The Unforgivable’s Title Is Truth in Advertising

When Nora Fingscheidt’s sophomore feature, The Unforgivable, slowly grinds to a conclusion after 114 grueling minutes of indecisive storytelling, one question lingers unanswered: Just who the hell is the title referring to? Who in this film is utterly beyond redemption? Who screws up so badly that, when all’s said and done and Netflix zaps the screen down to the size of a sticky note and cajoles you into queuing up the next round of content slop, they aren’t worth a second chance? Who can’t, who shan’t, we forgive?
Fingscheidt’s not telling. We have to guess for ourselves. Is it Ruth (Sandra Bullock), the martyr and mama bear putting herself through a meat grinder to protect her loved one? Steve Whelan (Will Pullen), son of the late Sheriff Mac Whelan (W. Earl Brown), itching to avenge his dad’s slaying years prior to the film’s events? Michael and Rachel Malcolm (Richard Thomas and Linda Emond), the greatest obstacles standing between Ruth and her long-lost sister, Katie (Aisling Franciosi), whom they adopted following a childhood tragedy she’s mercifully forgotten? Is the American penal system unforgivable? Is hiring Viola Davis for about ten minutes of screen time unforgivable?

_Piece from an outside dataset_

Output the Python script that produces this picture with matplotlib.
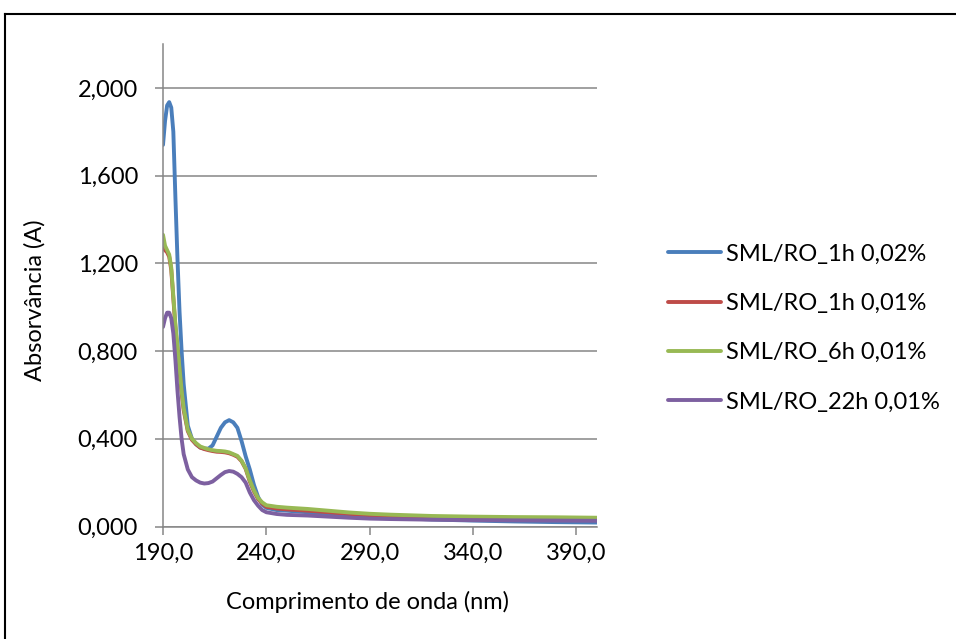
import matplotlib
matplotlib.use('Agg')
import matplotlib.pyplot as plt
from matplotlib.lines import Line2D
from matplotlib.ticker import FuncFormatter

plt.rcParams['font.family'] = ['Lato', 'DejaVu Sans']

# wavelength (nm)
wl = [190, 191, 192, 193, 194, 195, 196, 197, 198, 199, 200, 202, 204, 206, 208,
      210, 212, 214, 216, 218, 220, 222, 224, 226, 228, 230, 232, 234, 236, 238,
      240, 245, 250, 260, 270, 280, 290, 300, 320, 340, 360, 380, 400]

abs_1h_002 = [1.74, 1.85, 1.92, 1.935, 1.91, 1.80, 1.50, 1.22, 0.98, 0.80, 0.65, 0.46, 0.40, 0.375, 0.36,
              0.355, 0.355, 0.37, 0.41, 0.45, 0.475, 0.485, 0.475, 0.45, 0.39, 0.32, 0.26, 0.19, 0.135, 0.10,
              0.085, 0.075, 0.072, 0.065, 0.058, 0.050, 0.045, 0.040, 0.032, 0.027, 0.023, 0.020, 0.018]

abs_1h_001 = [1.27, 1.26, 1.25, 1.23, 1.17, 1.04, 0.91, 0.81, 0.71, 0.61, 0.53, 0.435, 0.395, 0.375, 0.36,
              0.353, 0.348, 0.344, 0.341, 0.340, 0.338, 0.334, 0.327, 0.318, 0.298, 0.263, 0.205, 0.16, 0.125, 0.105,
              0.09, 0.082, 0.078, 0.072, 0.065, 0.058, 0.052, 0.048, 0.042, 0.038, 0.036, 0.034, 0.033]

abs_6h_001 = [1.33, 1.28, 1.26, 1.24, 1.18, 1.05, 0.92, 0.82, 0.72, 0.62, 0.54, 0.44, 0.40, 0.38, 0.365,
              0.358, 0.352, 0.348, 0.345, 0.344, 0.342, 0.338, 0.33, 0.322, 0.30, 0.265, 0.21, 0.165, 0.13, 0.11,
              0.097, 0.09, 0.086, 0.08, 0.072, 0.064, 0.058, 0.054, 0.048, 0.045, 0.043, 0.042, 0.040]

abs_22h_001 = [0.91, 0.95, 0.975, 0.975, 0.95, 0.88, 0.76, 0.62, 0.50, 0.40, 0.33, 0.26, 0.225, 0.21, 0.20,
               0.196, 0.198, 0.205, 0.22, 0.235, 0.248, 0.253, 0.25, 0.24, 0.225, 0.20, 0.155, 0.12, 0.095, 0.075,
               0.065, 0.057, 0.053, 0.05, 0.045, 0.04, 0.036, 0.034, 0.031, 0.029, 0.028, 0.027, 0.026]

labels = ['SML/RO_1h 0,02%', 'SML/RO_1h 0,01%', 'SML/RO_6h 0,01%', 'SML/RO_22h 0,01%']
colors = ['#4A7EBB', '#BE4B48', '#98B954', '#7D60A0']
x_ticks = [190, 240, 290, 340, 390]
y_ticks = [0, 0.4, 0.8, 1.2, 1.6, 2.0]

W, H = 956, 639
fig = plt.figure(figsize=(W / 100, H / 100), dpi=100)
ax = fig.add_axes([163 / W, 1 - 526.5 / H, (597 - 163) / W, (526.5 - 44) / H])

for ys, lab, c in zip([abs_1h_002, abs_1h_001, abs_6h_001, abs_22h_001], labels, colors):
    ax.plot(wl, ys, color=c, lw=2.8, label=lab, solid_capstyle='round', solid_joinstyle='round')

gray = '#868686'
ax.set_xlim(190, 400)
ax.set_ylim(0, 2.2)
ax.set_xticks(x_ticks)
ax.set_yticks(y_ticks)
ax.xaxis.set_major_formatter(FuncFormatter(lambda v, p: f'{v:.1f}'.replace('.', ',')))
ax.yaxis.set_major_formatter(FuncFormatter(lambda v, p: f'{v:.3f}'.replace('.', ',')))
ax.grid(axis='y', color=gray, lw=1.1)
ax.set_axisbelow(True)
for s in ['top', 'right']:
    ax.spines[s].set_visible(False)
for s in ['left', 'bottom']:
    ax.spines[s].set_color(gray)
    ax.spines[s].set_linewidth(1.1)
ax.tick_params(axis='both', colors=gray, labelcolor='black', labelsize=17, width=1.1, length=6)
ax.tick_params(axis='y', pad=12)
ax.tick_params(axis='x', pad=6)

fig.text(367 / W, 1 - 602 / H, 'Comprimento de onda (nm)', ha='center', va='center', fontsize=17)
fig.text(35 / W, 1 - 300 / H, 'Absorvância (A)', ha='center', va='center', rotation=90, fontsize=17)

ax.legend(loc='center left', bbox_to_anchor=(668 / W, 1 - 328 / H), bbox_transform=fig.transFigure,
          frameon=False, fontsize=17, handlelength=2.25, handletextpad=0.2, labelspacing=1.2,
          borderpad=0, borderaxespad=0)

# outer frame (clipped at right and bottom in the reference)
fig.add_artist(Line2D([4.5 / W, 4.5 / W], [0, 1 - 13.5 / H], color='black', lw=1.5, transform=fig.transFigure))
fig.add_artist(Line2D([4.5 / W, 1], [1 - 13.5 / H, 1 - 13.5 / H], color='black', lw=1.5, transform=fig.transFigure))

fig.savefig('out.png', dpi=100)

Maybe compressing a TV series down into cinema is the greatest crime here; The Unforgivable’s countless structural problems make that case without even trying. Fingscheidt—along with screenwriters Peter Craig, Hillary Seitz and Courtenay Miles—has adapted The Unforgivable from Sally Wainwright’s 2009 British miniseries Unforgiven, without pausing to consider the differences between mediums and the tricks to remaking television into a movie. Wainwright chose her platform. So did Fingscheidt, in all fairness, but picking the movies as a vehicle for the same narrative requires forethought and appreciation for what defines “the movies.” Self-containment is key, and The Unforgivable can’t contain itself.